The court also denied summary judgment on the Andersons’ claim that Wells Fargo violated RESPA, section 2605(f)(1)(B), by engaging in a pattern and practice of noncompliance, as being an issue of fact for the jury.

The court granted Wells Fargo’s motion for summary judgment with respect to the Andersons’ claim that its failure to properly credit their mortgage payments violated the Truth in Lending Act. As a servicer, rather than the original lender, Wells Fargo was not subject to liability under that Act.

The court granted summary judgment on the Andersons’ Texas Debt Collection Act (TDCA) claim based on inaccurate credit reporting as being preempted by the FCRA. Additionally, with respect to the Andersons’ TDCA claim based on misrepresentation or fraud, the court found that Wells Fargo’s improper application of loan payments did not constitute a misstatement under that statute.

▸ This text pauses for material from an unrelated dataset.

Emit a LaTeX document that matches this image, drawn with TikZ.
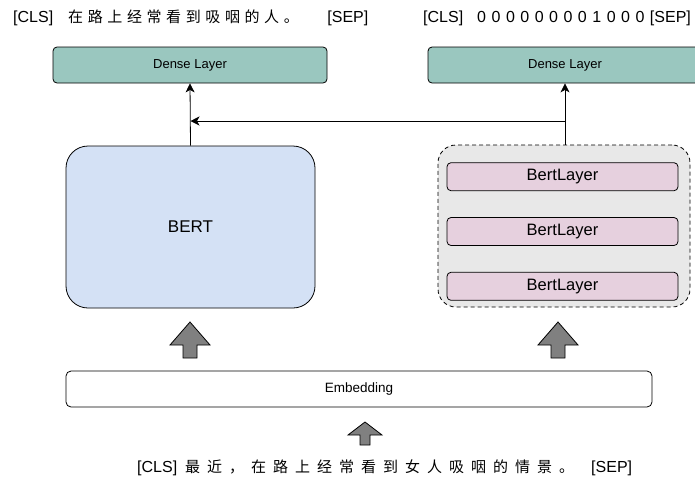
\documentclass[tikz,border=0pt]{standalone}
\usepackage{fontspec}
\setmainfont{Liberation Sans}
\newfontfamily\cjkfont{Noto Sans CJK SC}
\usetikzlibrary{arrows.meta,positioning}
\definecolor{densegreen}{HTML}{9AC7BF}
\definecolor{bertblue}{HTML}{D4E1F5}
\definecolor{encgray}{HTML}{E8E8E8}
\definecolor{layerpink}{HTML}{E6D0DE}
\definecolor{arrowgray}{HTML}{808080}
\tikzstyle{dense} = [rectangle, rounded corners=4pt, minimum width=274pt, minimum height=36pt, text centered, draw=black, line width=0.8pt, fill=densegreen, font=\fontsize{13}{15}\selectfont]
\tikzstyle{bertbox} = [rectangle, rounded corners=22pt, minimum width=249pt, minimum height=162pt, text centered, draw=black, line width=0.8pt, fill=bertblue, font=\fontsize{17}{20}\selectfont]
\tikzstyle{encoder} = [rectangle, rounded corners=18pt, minimum width=252pt, minimum height=162pt, draw=black, line width=0.8pt, dash pattern=on 4pt off 3pt, fill=encgray]
\tikzstyle{layer} = [rectangle, rounded corners=4pt, minimum width=231pt, minimum height=28pt, text centered, draw=black, line width=0.8pt, fill=layerpink, font=\fontsize{16.5}{19}\selectfont]
\tikzstyle{embed} = [rectangle, rounded corners=5pt, minimum width=586pt, minimum height=36pt, text centered, draw=black, line width=0.8pt, fill=white, font=\fontsize{13.5}{16}\selectfont]
\tikzstyle{sentence} = [anchor=west, inner sep=0pt, font=\fontsize{16}{19}\selectfont]
\tikzstyle{arrow} = [line width=0.8pt, ->, >={Stealth[length=9pt, width=9pt, inset=2.5pt]}]
\tikzstyle{blockarrow} = [draw=black, line width=0.8pt, fill=arrowgray]
\tikzset{pics/uparrow/.style args={#1/#2/#3/#4}{code={
  \draw[blockarrow] (0,0) -- (#1,#2) -- (#3,#2) -- (#3,#4) -- (-#3,#4) -- (-#3,#2) -- (-#1,#2) -- cycle;}}}
\newcommand{\spreadchars}[2]{\foreach \ch in {#2}{\ch\hspace{#1}}}
\newcommand{\zhtext}{\cjkfont\fontsize{15}{19}\selectfont}

\begin{document}
\begin{tikzpicture}[x=1pt, y=-1pt]
\clip (0,0) rectangle (695,480);
% input and output sentences
\node (tokL) [sentence] at (13,18) {[CLS]\hspace{15pt}{\zhtext\spreadchars{4.6pt}{在,路,上,经,常,看,到,吸,咽,的,人,。}}\hspace{24pt}[SEP]};
\node (tokR) [sentence] at (423,18) {[CLS]\hspace{14pt}\spreadchars{5.5pt}{0,0,0,0,0,0,0,0,1,0,0,0}[SEP]};
\node (tokIn) [sentence] at (137,468) {[CLS]\hspace{8pt}{\zhtext\spreadchars{7pt}{最,近,，,在,路,上,经,常,看,到,女,人,吸,咽,的,情,景,。}}\hspace{10pt}[SEP]};

% boxes
\node (denseL) [dense] at (190,65) {Dense Layer};
\node (denseR) [dense] at (565,65) {Dense Layer};
\node (bert) [bertbox] at (190.5,227) {BERT};
\node (enc) [encoder] at (564,226) {};
\node (layer2) [layer] at (562.5,231.5) {BertLayer};
\node (layer1) [layer, above=26pt of layer2] {BertLayer};
\node (layer3) [layer, below=26pt of layer2] {BertLayer};
\node (emb) [embed] at (359,389) {Embedding};

% connectors
\coordinate (split) at (565,121);
\draw [arrow] (bert.north) -- (denseL.south);
\draw [arrow] (denseR.south |- enc.north) -- (denseR.south);
\draw [arrow] (split) -- (split -| bert.north);

% block arrows
\pic at (190,322) {uparrow=20/23/7/36};
\pic at (558,322) {uparrow=20/23/7/36};
\pic at (365,422) {uparrow=17/13/5/23};
\end{tikzpicture}
\end{document}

The court denied summary judgment on the Andersons’ defamation claim finding that the claim is only preempted by the FCRA to the extent that the actor did not act with malice or willful intent to injure. The court found there was sufficient evidence that Wells Fargo recklessly misreported delinquency after being alerted more than once to its error to deny summary judgment.

Turning to the Andersons’ breach of contract claim the court denied summary judgment on the basis that the contract between the parties required that payments be properly applied and the court presumed a “reasonable time” within which to comply with that requirement. The question was appropriately given to the jury.

The court also denied summary judgment on the Andersons’ negligence or gross negligence claims finding that, while there is generally no special relationship between a mortgagor and a mortgage servicer that would impose a duty of fair dealing separate from the contract, a party has a duty to correct its own false or misleading statement. Because that obligation does not arise out of the contract relationship, the Andersons could go forward with their tort claims.